BERLIN, Oct 16, 2013 (AFP) - Germany's Roman Catholic Church, already grappling with the fallout from a child sex scandal, fears losing more followers - and financing - because of public anger over a big-spending "bling bishop".
For the past week the Bishop of Limburg, Franz-Peter Tebartz-van Elst, has generated damaging headlines after the cost of his extravagant new residence complex blew out to at least 31 million euros (S$52.05 million).
The 53-year-old has been summoned to the Vatican for a decision on his fate, and was set to meet on Thursday with humility advocate Pope Francis, who has called for a "poor Church for the poor".

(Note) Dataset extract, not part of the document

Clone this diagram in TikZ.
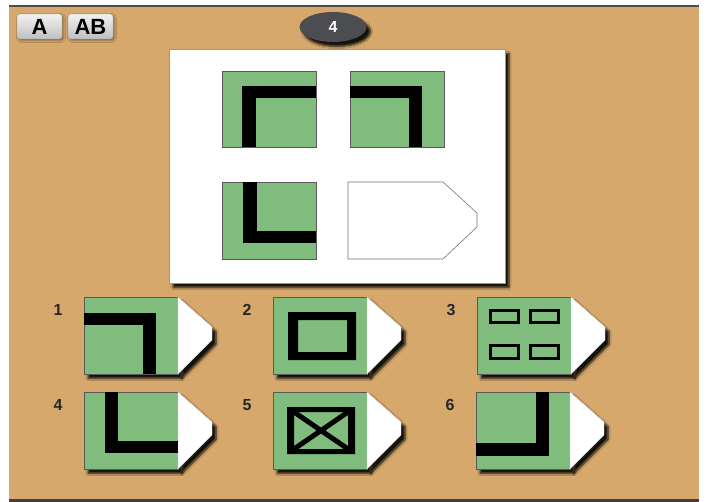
\documentclass[tikz,border=0pt]{standalone}
\usepackage{fontspec}
\setmainfont{Liberation Sans}
\usetikzlibrary{calc,shapes.geometric,shadows.blur}
\definecolor{deskbrown}{HTML}{D6A86C}
\definecolor{tilegreen}{HTML}{7FBC7E}
\definecolor{pillgray}{HTML}{4B4D50}
\tikzset{
  tile/.style = {draw = black!65, fill = tilegreen, line width = .8pt,
                 minimum width = 94pt, minimum height = 76pt,
                 inner sep = 0pt, outer sep = 0pt, anchor = north west},
  pointer/.style = {draw = black!20, fill = white, line width = .4pt},
  num/.style = {font = \fontsize{16}{16}\selectfont\bfseries, text = black!85},
  shade/.style = {blur shadow = {shadow xshift = 4pt, shadow yshift = -4.5pt,
                  shadow opacity = 90, shadow blur steps = 6}},
  keybtn/.style = {rounded corners = 3pt, top color = gray!10, bottom color = gray!50,
                   draw = gray!70, minimum width = 45pt, minimum height = 25pt,
                   inner sep = 0pt, font = \fontsize{22}{22}\selectfont\bfseries,
                   blur shadow = {shadow xshift = 1.5pt, shadow yshift = -1.5pt}}
}
\begin{document}
\begin{tikzpicture}[x = 1pt, y = -1pt]
  \useasboundingbox (0,0) rectangle (708,502);
  \fill [white] (0,0) rectangle (708,502);
  \fill [deskbrown] (9,5) rectangle (699,502);
  \fill [black!70] (9,5) rectangle (699,7.5);
  \fill [black!75] (9,499) rectangle (699,502);

  % top bar
  \node [keybtn] (btnA) at (39.5,26.5) {A};
  \node [keybtn] (btnAB) at (90.5,26.5) {AB};

  % puzzle board
  \node [draw = black!40, fill = white, minimum width = 336pt, minimum height = 234pt,
         inner sep = 0pt, shade] (board) at (337,166) {};
  \node [ellipse, fill = pillgray, minimum width = 67pt, minimum height = 30pt,
         text = white, font = \fontsize{16}{16}\selectfont\bfseries, shade]
    (qnum) at (333,27) {4};

  \node [tile] (q1) at (222,71) {};
  \begin{scope}[shift = {(q1.north west)}]
    \fill (20,15) rectangle (34,76);
    \fill (20,15) rectangle (94,27);
  \end{scope}
  \node [tile] (q2) at (350,71) {};
  \begin{scope}[shift = {(q2.north west)}]
    \fill (0,15) rectangle (72,27);
    \fill (59,15) rectangle (72,76);
  \end{scope}
  \node [tile, minimum height = 77pt] (q3) at (222,182) {};
  \begin{scope}[shift = {(q3.north west)}]
    \fill (21,0) rectangle (35,61);
    \fill (21,49) rectangle (94,61);
  \end{scope}
  \draw [black!55, fill = white, line width = .6pt]
    (348,182) -- (443,182) -- (477,213) -- (477,227) -- (443,259) -- (348,259) -- cycle;

  % answers
  \foreach \n/\x/\y in {1/84/297, 2/273/297, 3/477/297, 4/84/392, 5/273/392, 6/476/392} {
    \node [tile, minimum height = 77pt, shade] (o\n) at (\x,\y) {};
    \draw [pointer, shade] (o\n.north east) -- ++(34,30) -- ++(0,13) -- (o\n.south east) -- cycle;
    \node [num, anchor = center] (n\n) at ($(o\n.north west) + (-26,13)$) {\n};
  }
  \begin{scope}[shift = {(o1.north west)}]
    \fill (0,16) rectangle (72,28);
    \fill (59,16) rectangle (72,77);
  \end{scope}
  \begin{scope}[shift = {(o2.north west)}]
    \fill [even odd rule] (15,15) rectangle (83,63) (25,23) rectangle (74,55);
  \end{scope}
  \begin{scope}[shift = {(o3.north west)}, line width = 3pt]
    \draw (13.5,13) rectangle (41.5,25.5);
    \draw (53.5,13) rectangle (81,25.5);
    \draw (13.5,48.5) rectangle (41.5,61.5);
    \draw (53.5,48.5) rectangle (81,61.5);
  \end{scope}
  \begin{scope}[shift = {(o4.north west)}]
    \fill (21,0) rectangle (34,61);
    \fill (21,49) rectangle (94,61);
  \end{scope}
  \begin{scope}[shift = {(o5.north west)}]
    \fill [even odd rule] (14,15) rectangle (82,62) (21,20) rectangle (75,57);
    \clip (21,20) rectangle (75,57);
    \draw [line width = 5pt] (21,20) -- (75,57) (21,57) -- (75,20);
  \end{scope}
  \begin{scope}[shift = {(o6.north west)}]
    \fill (60,0) rectangle (73,64);
    \fill (0,51) rectangle (73,64);
  \end{scope}
\end{tikzpicture}
\end{document}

With many faithful in the German diocese in open revolt over the lavish bishop's palace and its 15,000-euro bathtub, there has been a sharp increase in local registered Catholics formally leaving the Church.
If the exodus in the ancient town of Limburg were echoed on a national scale, observers say it would be a severe blow to the Church - especially in a country where the faithful provide the bulk of its funding.
"I've never seen such a wave" of people quitting the faith, Ruediger Eschoffen, an official in charge of Church registrations in Limburg, was quoted as telling the newspaper Frankfurter Neue Presse.
Germany has a religion tax, and taxpayers must declare whether they are Catholic, Protestant or non-religious. People are however free to opt out and stop paying the so-called "Church tax".
Last year 295 Catholics in Limburg, in the central state of Hesse, officially left the Church, said Eschoffen. But he said the figure shot up to 29 people in a single day on Monday, after 18 left on Friday and 20 on Thursday.